Exercise description
Both the line containing "Emit a Python" and the line containing "import seaborn as sns" are part of the range to copy, along with every line between them. Copy it exactly and leave out the pictures.

Supplied information
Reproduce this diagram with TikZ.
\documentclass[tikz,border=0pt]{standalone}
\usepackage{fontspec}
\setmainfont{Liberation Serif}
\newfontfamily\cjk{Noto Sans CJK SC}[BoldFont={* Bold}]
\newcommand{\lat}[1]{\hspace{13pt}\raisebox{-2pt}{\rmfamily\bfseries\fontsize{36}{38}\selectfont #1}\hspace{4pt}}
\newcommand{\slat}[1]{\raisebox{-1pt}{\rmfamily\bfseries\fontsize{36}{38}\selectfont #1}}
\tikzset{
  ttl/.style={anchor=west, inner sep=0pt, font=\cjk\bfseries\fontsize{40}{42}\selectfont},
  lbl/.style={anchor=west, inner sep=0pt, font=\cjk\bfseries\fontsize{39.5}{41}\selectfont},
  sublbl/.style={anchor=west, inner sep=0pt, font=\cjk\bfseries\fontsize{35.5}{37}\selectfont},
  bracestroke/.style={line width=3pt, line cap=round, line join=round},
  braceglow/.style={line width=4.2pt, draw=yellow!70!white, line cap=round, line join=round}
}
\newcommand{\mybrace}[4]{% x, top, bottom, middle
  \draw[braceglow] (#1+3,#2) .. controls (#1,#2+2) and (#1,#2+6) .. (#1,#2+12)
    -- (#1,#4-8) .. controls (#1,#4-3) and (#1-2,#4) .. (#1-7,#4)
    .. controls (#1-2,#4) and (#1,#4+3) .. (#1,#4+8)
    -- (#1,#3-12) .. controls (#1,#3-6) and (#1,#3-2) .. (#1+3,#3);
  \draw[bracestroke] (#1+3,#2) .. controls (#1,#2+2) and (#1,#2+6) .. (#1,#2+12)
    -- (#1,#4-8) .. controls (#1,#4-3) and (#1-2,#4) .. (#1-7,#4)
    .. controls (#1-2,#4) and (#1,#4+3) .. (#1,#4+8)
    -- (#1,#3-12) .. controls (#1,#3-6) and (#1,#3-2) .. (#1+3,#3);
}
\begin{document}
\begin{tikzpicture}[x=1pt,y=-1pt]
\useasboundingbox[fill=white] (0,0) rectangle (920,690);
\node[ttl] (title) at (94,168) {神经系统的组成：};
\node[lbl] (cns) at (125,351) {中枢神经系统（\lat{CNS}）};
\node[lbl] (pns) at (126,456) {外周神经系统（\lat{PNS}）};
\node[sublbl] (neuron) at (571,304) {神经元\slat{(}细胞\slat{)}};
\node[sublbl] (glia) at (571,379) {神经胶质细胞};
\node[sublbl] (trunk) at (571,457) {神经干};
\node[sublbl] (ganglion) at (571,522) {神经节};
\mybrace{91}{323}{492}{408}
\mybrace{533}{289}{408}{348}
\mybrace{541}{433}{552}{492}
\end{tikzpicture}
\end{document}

* * *

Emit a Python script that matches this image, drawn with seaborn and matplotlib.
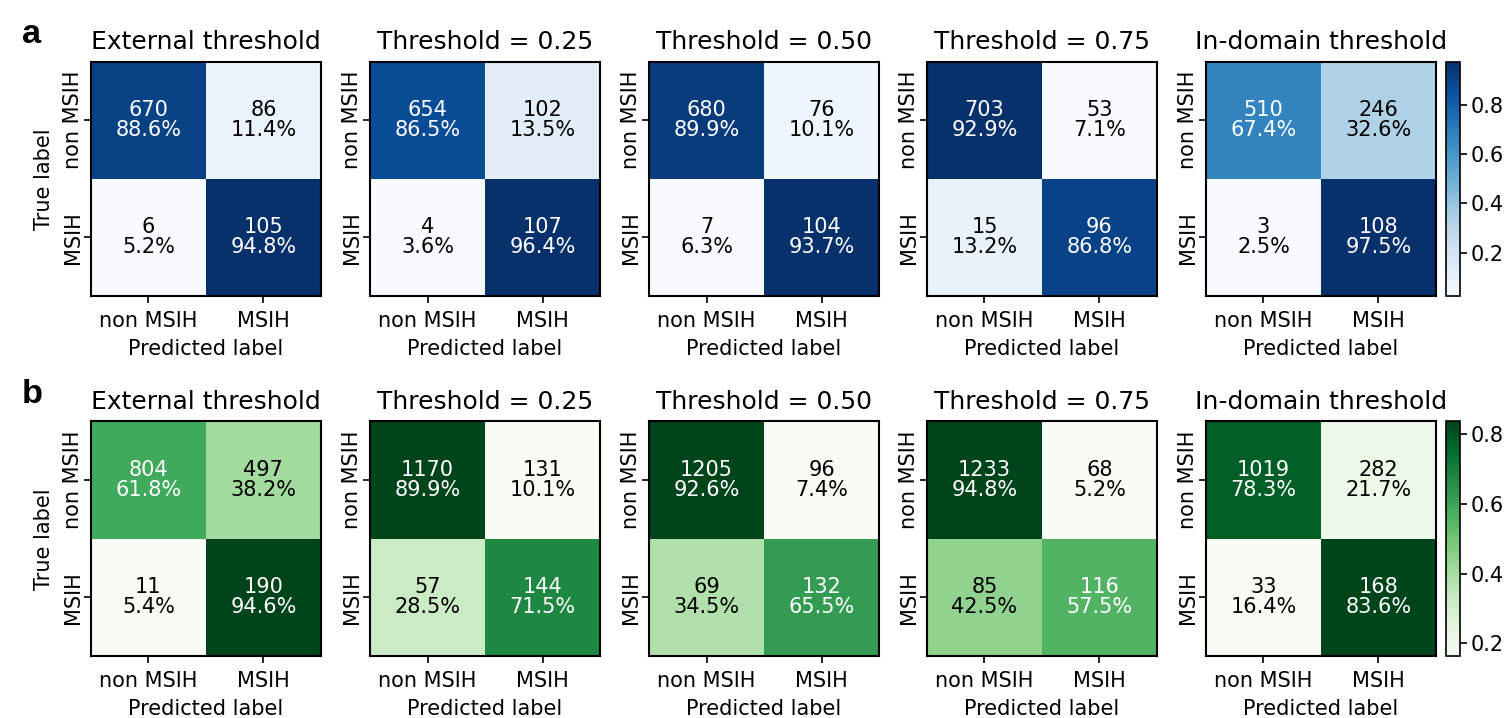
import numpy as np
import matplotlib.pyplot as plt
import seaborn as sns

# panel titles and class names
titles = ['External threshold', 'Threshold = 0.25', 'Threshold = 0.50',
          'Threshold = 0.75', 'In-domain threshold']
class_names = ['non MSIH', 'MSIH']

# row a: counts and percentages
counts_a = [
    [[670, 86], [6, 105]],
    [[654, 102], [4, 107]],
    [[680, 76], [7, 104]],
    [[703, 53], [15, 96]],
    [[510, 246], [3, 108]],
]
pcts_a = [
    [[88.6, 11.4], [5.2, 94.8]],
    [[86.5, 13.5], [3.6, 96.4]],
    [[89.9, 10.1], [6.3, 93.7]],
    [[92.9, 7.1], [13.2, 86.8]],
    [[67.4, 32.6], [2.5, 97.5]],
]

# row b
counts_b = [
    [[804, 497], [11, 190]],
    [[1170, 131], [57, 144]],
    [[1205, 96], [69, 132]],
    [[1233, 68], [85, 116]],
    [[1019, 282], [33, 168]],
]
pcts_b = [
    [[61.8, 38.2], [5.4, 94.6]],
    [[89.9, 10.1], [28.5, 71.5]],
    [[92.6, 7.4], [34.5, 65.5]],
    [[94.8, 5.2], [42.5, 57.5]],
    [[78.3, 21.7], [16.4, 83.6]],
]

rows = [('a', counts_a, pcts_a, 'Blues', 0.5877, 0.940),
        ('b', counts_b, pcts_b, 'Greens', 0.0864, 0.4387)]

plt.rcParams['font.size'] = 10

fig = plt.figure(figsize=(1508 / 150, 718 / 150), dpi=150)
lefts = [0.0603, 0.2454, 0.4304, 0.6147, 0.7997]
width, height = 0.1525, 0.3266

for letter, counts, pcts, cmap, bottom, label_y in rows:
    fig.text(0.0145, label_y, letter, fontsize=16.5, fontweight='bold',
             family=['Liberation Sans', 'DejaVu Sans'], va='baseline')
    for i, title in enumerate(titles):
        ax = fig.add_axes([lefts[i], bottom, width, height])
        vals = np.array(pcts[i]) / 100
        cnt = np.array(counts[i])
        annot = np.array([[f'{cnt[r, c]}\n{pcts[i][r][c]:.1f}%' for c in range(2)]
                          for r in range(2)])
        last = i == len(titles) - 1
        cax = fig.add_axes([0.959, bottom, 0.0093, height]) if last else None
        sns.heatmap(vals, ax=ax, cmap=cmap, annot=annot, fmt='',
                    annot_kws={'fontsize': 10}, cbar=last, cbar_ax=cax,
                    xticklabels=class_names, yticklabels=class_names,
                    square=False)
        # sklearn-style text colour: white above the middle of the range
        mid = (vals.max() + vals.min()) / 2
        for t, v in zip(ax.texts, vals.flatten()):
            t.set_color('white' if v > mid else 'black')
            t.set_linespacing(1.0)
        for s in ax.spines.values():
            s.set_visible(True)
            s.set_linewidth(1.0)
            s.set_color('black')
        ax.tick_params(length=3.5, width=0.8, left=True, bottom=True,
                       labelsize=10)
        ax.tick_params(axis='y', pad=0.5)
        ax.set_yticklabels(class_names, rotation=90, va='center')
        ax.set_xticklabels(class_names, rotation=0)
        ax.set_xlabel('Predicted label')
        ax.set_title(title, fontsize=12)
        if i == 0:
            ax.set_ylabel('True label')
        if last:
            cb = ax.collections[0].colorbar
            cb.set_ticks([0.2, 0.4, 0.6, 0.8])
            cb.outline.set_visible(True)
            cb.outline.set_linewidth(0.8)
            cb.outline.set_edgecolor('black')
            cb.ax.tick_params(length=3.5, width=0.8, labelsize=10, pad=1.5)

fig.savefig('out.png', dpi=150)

Worked answer
Emit a Python script that matches this image, drawn with seaborn and matplotlib.
import numpy as np
import matplotlib.pyplot as plt
import seaborn as sns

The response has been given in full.